China’s recent history is replete with instances where cults and renegade religious organizations worried officials into a variety of reactions, the most well known of which was Beijing’s crackdown against Falun Gong that began in 1999. Nanjing in particular was smacked hard by the central government during that campaign, because the cult was said to have penetrated areas where university professors and local officials lived—people who commanded respect in their communities. Within a few years, however, Nanjing was seeking to reshape that strong-arm policy, experimenting with study sessions to convert cult members, instead of implementing Beijing’s hard coercion. While the actual success rate of this softer approach is uncertain, the effort does reflect how Nanjing is often unafraid to be inventive when it comes to reacting to social challenges.

This time around, Nanjing is taking a two-track approach to religious cults, and its focus again seems to be Falun Gong.

The first track is punitive, in the form of jail sentences and fines, as was recently the case with a Falun Gong cell in the city’s southeastern district of Lishui [溧水]. The group there formed in 2013, distributed books, CDs, and other promotional material, and, according to a court case that concluded at the end of June, “planned on releasing balloons and other airborne objects to promote Falun Gong propaganda” before they were arrested in early 2014. The organizing members were sentenced to 2 years in jail and fined 20,000 RMB—relatively light for being found guilty under the current Chinese statutes of “criminally conspiring to undermine law enforcement”, but still more punishing than previous laws which allowed judges to direct those found guilty into reeducation or “correction camps”. According to the article, other Falun Gong practitioners have been sentenced to far harsher sentences in the recent weeks, showing that where there are crimes involving cults “heavy penalties are the rule in China.”

At the same time, according to the same account, there’s a need for officials to “further deepen anti-cult propaganda and education so that more people understand cults, consciously resist cults.”

That’s the purpose of a new “Anti-Cult Social Association and Alert Education and Inculcation Center” [反邪教协会发人深省的反邪教警示教育中心] located in the Qinhui [秦辉] district of Nanjing. Instead of the usual posters containing warnings and other admonitions about religious cults, this effort uses theatrical performances designed to illustrate the danger of succumbing to unauthorized spiritual influences. For example, residents are reminded that traveling abroad they may be exposed to leaflets and other materials from cult members “sometimes disguised as Christians”, and to take care that they are not seduced by these approaches, or carry brochures back with them.

These presentations, dances, songs, exhibits, and even “anti-cult poetry couplet competitions” are now part of a citywide strategy underway to “create a strong anti-evil atmosphere”. Central districts in Nanjing—in particular those where Falun Gong infiltration was deepest in the late 1990s—are part of this campaign, with community members reminded, “to fulfill their civic duty to report criminal cults”.

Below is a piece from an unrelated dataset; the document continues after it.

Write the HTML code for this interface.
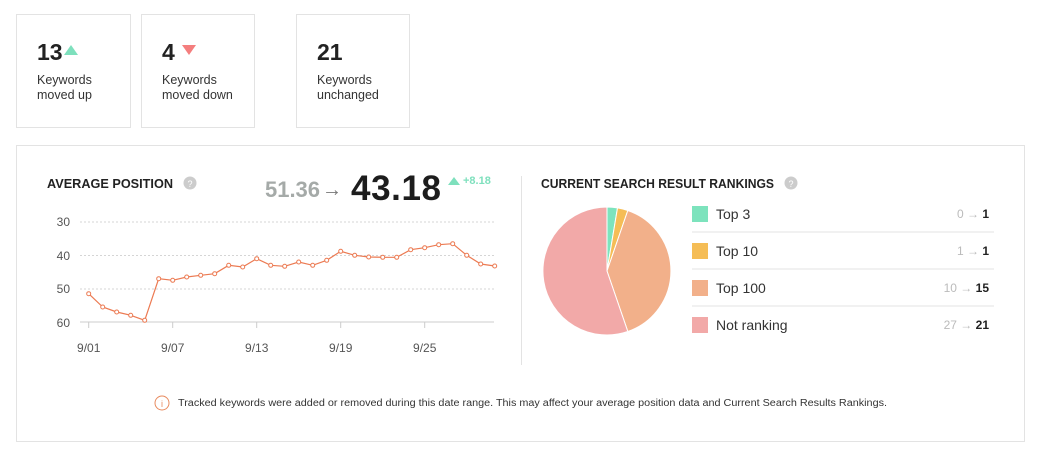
<!DOCTYPE html><html><head><style>
body{margin:0;width:1039px;height:451px;background:#fff;font-family:"Liberation Sans",sans-serif;position:relative;overflow:hidden}
.card{position:absolute;top:14px;height:114px;border:1px solid #e3e3e3;box-sizing:border-box}
.num{position:absolute;left:20px;top:24px;font-size:23px;font-weight:bold;color:#222}
.lbl{position:absolute;left:20px;top:58px;font-size:12.5px;line-height:15px;color:#333}
</style></head><body>
<div class="card" style="left:16px;width:115px"><div class="num">13</div><svg style="position:absolute;left:47px;top:30px" width="14" height="10"><path d="M0,10 L7,0 L14,10Z" fill="#7ee0bd"/></svg><div class="lbl">Keywords<br>moved up</div></div>
<div class="card" style="left:141px;width:114px"><div class="num">4</div><svg style="position:absolute;left:40px;top:30px" width="14" height="10"><path d="M0,0 L7,10 L14,0Z" fill="#f47e7e"/></svg><div class="lbl">Keywords<br>moved down</div></div>
<div class="card" style="left:296px;width:114px"><div class="num">21</div><div class="lbl">Keywords<br>unchanged</div></div>
<div style="position:absolute;left:16px;top:145px;width:1009px;height:297px;border:1px solid #e3e3e3;box-sizing:border-box"></div>
<svg width="1039" height="451" style="position:absolute;left:0;top:0" font-family="Liberation Sans, sans-serif">
<text x="47" y="188" font-size="13" font-weight="bold" fill="#222" textLength="126" lengthAdjust="spacingAndGlyphs">AVERAGE POSITION</text>
<circle cx="190" cy="183" r="6.5" fill="#ccc"/><text x="190" y="187" font-size="9" fill="#fff" text-anchor="middle">?</text>
<text x="265" y="197" font-size="22" font-weight="bold" fill="#a5aaa8" textLength="55">51.36</text>
<text x="322" y="196" font-size="20" fill="#777">→</text>
<text x="351" y="200" font-size="35" font-weight="bold" fill="#1d1d1d" textLength="90">43.18</text>
<path d="M448,185 L454,177 L460,185Z" fill="#7ee0bd"/>
<text x="463" y="184" font-size="11" font-weight="bold" fill="#7ee0bd">+8.18</text>
<g stroke="#d5d5d5" stroke-dasharray="2,2"><line x1="80" y1="222" x2="494" y2="222"/><line x1="80" y1="255.5" x2="494" y2="255.5"/><line x1="80" y1="289" x2="494" y2="289"/></g>
<line x1="80" y1="322" x2="494" y2="322" stroke="#ccc"/>
<g stroke="#ccc"><line x1="88.7" y1="322" x2="88.7" y2="328"/><line x1="172.7" y1="322" x2="172.7" y2="328"/><line x1="256.7" y1="322" x2="256.7" y2="328"/><line x1="340.7" y1="322" x2="340.7" y2="328"/><line x1="424.7" y1="322" x2="424.7" y2="328"/></g>
<g font-size="12" fill="#555" text-anchor="end"><text x="70" y="226">30</text><text x="70" y="260">40</text><text x="70" y="293">50</text><text x="70" y="327">60</text></g>
<g font-size="12" fill="#555" text-anchor="middle"><text x="88.7" y="352">9/01</text><text x="172.7" y="352">9/07</text><text x="256.7" y="352">9/13</text><text x="340.7" y="352">9/19</text><text x="424.7" y="352">9/25</text></g>
<polyline fill="none" stroke="#ec7a52" stroke-width="1.2" points="88.7,293.7 102.7,307 116.7,312 130.7,315.3 144.7,320.3 158.7,278.7 172.7,280.3 186.7,277 200.7,275.3 214.7,273.7 228.7,265.3 242.7,267 256.7,258.7 270.7,265.3 284.7,266.3 298.7,262 312.7,265.3 326.7,260.3 340.7,251.3 354.7,255.3 368.7,257 382.7,257.3 396.7,257.3 410.7,249.7 424.7,247.7 438.7,244.7 452.7,243.7 466.7,255.3 480.7,264 494.7,266"/>
<g fill="#fff" stroke="#ec7a52" stroke-width="1"><circle cx="88.7" cy="293.7" r="2"/><circle cx="102.7" cy="307" r="2"/><circle cx="116.7" cy="312" r="2"/><circle cx="130.7" cy="315.3" r="2"/><circle cx="144.7" cy="320.3" r="2"/><circle cx="158.7" cy="278.7" r="2"/><circle cx="172.7" cy="280.3" r="2"/><circle cx="186.7" cy="277" r="2"/><circle cx="200.7" cy="275.3" r="2"/><circle cx="214.7" cy="273.7" r="2"/><circle cx="228.7" cy="265.3" r="2"/><circle cx="242.7" cy="267" r="2"/><circle cx="256.7" cy="258.7" r="2"/><circle cx="270.7" cy="265.3" r="2"/><circle cx="284.7" cy="266.3" r="2"/><circle cx="298.7" cy="262" r="2"/><circle cx="312.7" cy="265.3" r="2"/><circle cx="326.7" cy="260.3" r="2"/><circle cx="340.7" cy="251.3" r="2"/><circle cx="354.7" cy="255.3" r="2"/><circle cx="368.7" cy="257" r="2"/><circle cx="382.7" cy="257.3" r="2"/><circle cx="396.7" cy="257.3" r="2"/><circle cx="410.7" cy="249.7" r="2"/><circle cx="424.7" cy="247.7" r="2"/><circle cx="438.7" cy="244.7" r="2"/><circle cx="452.7" cy="243.7" r="2"/><circle cx="466.7" cy="255.3" r="2"/><circle cx="480.7" cy="264" r="2"/><circle cx="494.7" cy="266" r="2"/></g>
<line x1="521.5" y1="176" x2="521.5" y2="365" stroke="#e3e3e3"/>
<text x="541" y="188" font-size="13" font-weight="bold" fill="#222" textLength="233" lengthAdjust="spacingAndGlyphs">CURRENT SEARCH RESULT RANKINGS</text>
<circle cx="791" cy="183" r="6.5" fill="#ccc"/><text x="791" y="187" font-size="9" fill="#fff" text-anchor="middle">?</text>
<g stroke="#fff" stroke-width="1">
<path d="M607,271 L607,207 A64,64 0 0 1 617.5,207.9 Z" fill="#7de3bd"/>
<path d="M607,271 L617.5,207.9 A64,64 0 0 1 627.8,210.5 Z" fill="#f5bd56"/>
<path d="M607,271 L627.8,210.5 A64,64 0 0 1 627.8,331.5 Z" fill="#f2b08a"/>
<path d="M607,271 L627.8,331.5 A64,64 0 1 1 607,207 Z" fill="#f2a9a8"/>
</g>
<g stroke="#e3e3e3"><line x1="692" y1="232" x2="994" y2="232"/><line x1="692" y1="269" x2="994" y2="269"/><line x1="692" y1="306" x2="994" y2="306"/></g>
<rect x="692" y="206" width="16" height="16" fill="#7de3bd"/><rect x="692" y="243" width="16" height="16" fill="#f5bd56"/><rect x="692" y="280" width="16" height="16" fill="#f2b08a"/><rect x="692" y="317" width="16" height="16" fill="#f2a9a8"/>
<g font-size="14" fill="#333"><text x="716" y="219">Top 3</text><text x="716" y="256">Top 10</text><text x="716" y="293">Top 100</text><text x="716" y="330">Not ranking</text></g>
<g font-size="12" text-anchor="end"><text x="989" y="218" fill="#bbb">0 → <tspan fill="#222" font-weight="bold">1</tspan></text><text x="989" y="255" fill="#bbb">1 → <tspan fill="#222" font-weight="bold">1</tspan></text><text x="989" y="292" fill="#bbb">10 → <tspan fill="#222" font-weight="bold">15</tspan></text><text x="989" y="329" fill="#bbb">27 → <tspan fill="#222" font-weight="bold">21</tspan></text></g>
<circle cx="162" cy="403" r="7" fill="none" stroke="#e88a5e"/><text x="162" y="407" font-size="9" fill="#e88a5e" text-anchor="middle">i</text>
<text x="178" y="406" font-size="10" fill="#333" textLength="709" lengthAdjust="spacingAndGlyphs">Tracked keywords were added or removed during this date range. This may affect your average position data and Current Search Results Rankings.</text>
</svg>
</body></html>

Local officials are also concerned with the city’s outskirts, which are often the new home for migrants from the countryside who are seen as lacking the sophistication to deflect the recruitment efforts of religious cults. Five communities in that region, news reports indicate, each now have “a special anti-cult classroom, a community library room with a special "anti-cult books corner", and a residents activity room featuring a wall with instructions about "simple ways to identify cults" and "how to discover cult activities". Other cities in Jiangsu province—Xuzhou and Nantong, for example—have also launched public education campaigns in recent weeks with the same purpose, as have some locations in Gansu province.


Clearly, the possibility of religious cults gaining traction in local communities is a concern—enough so that party cadres are being assembled in some cities to watch films about the malevolence of spiritual sects, to educate officials themselves.

What we haven’t seen is a public declaration from Beijing directing provincial and local governments to “go all-out in a struggle” [在斗争中全力以赴] against religious cults—or some such language that would indicate that spiritual organizations are a direct threat to social stability.

That nonappearance probably means it’s Nanjing itself taking the lead in its own neighborhood. The government here is likely concluding that a faltering national economy, disruptive floods, and an increase in financial scams could provide fertile ground for the frustrated to search for solutions in realms other than the government. And officials in Jiangsu (as well as other provinces) may well have ground-level information that underground religious cults have been recruiting in certain regions. Cadres don’t launch politically campaigns just for kicks.


If social stability is a worry for some this summer, then it’s shrewd for Nanjing officials to get in front of discouraged residents before they make the wrong move--and even smarter to do so tactfully, before Beijing gets anxious and angry and the truncheons come out again.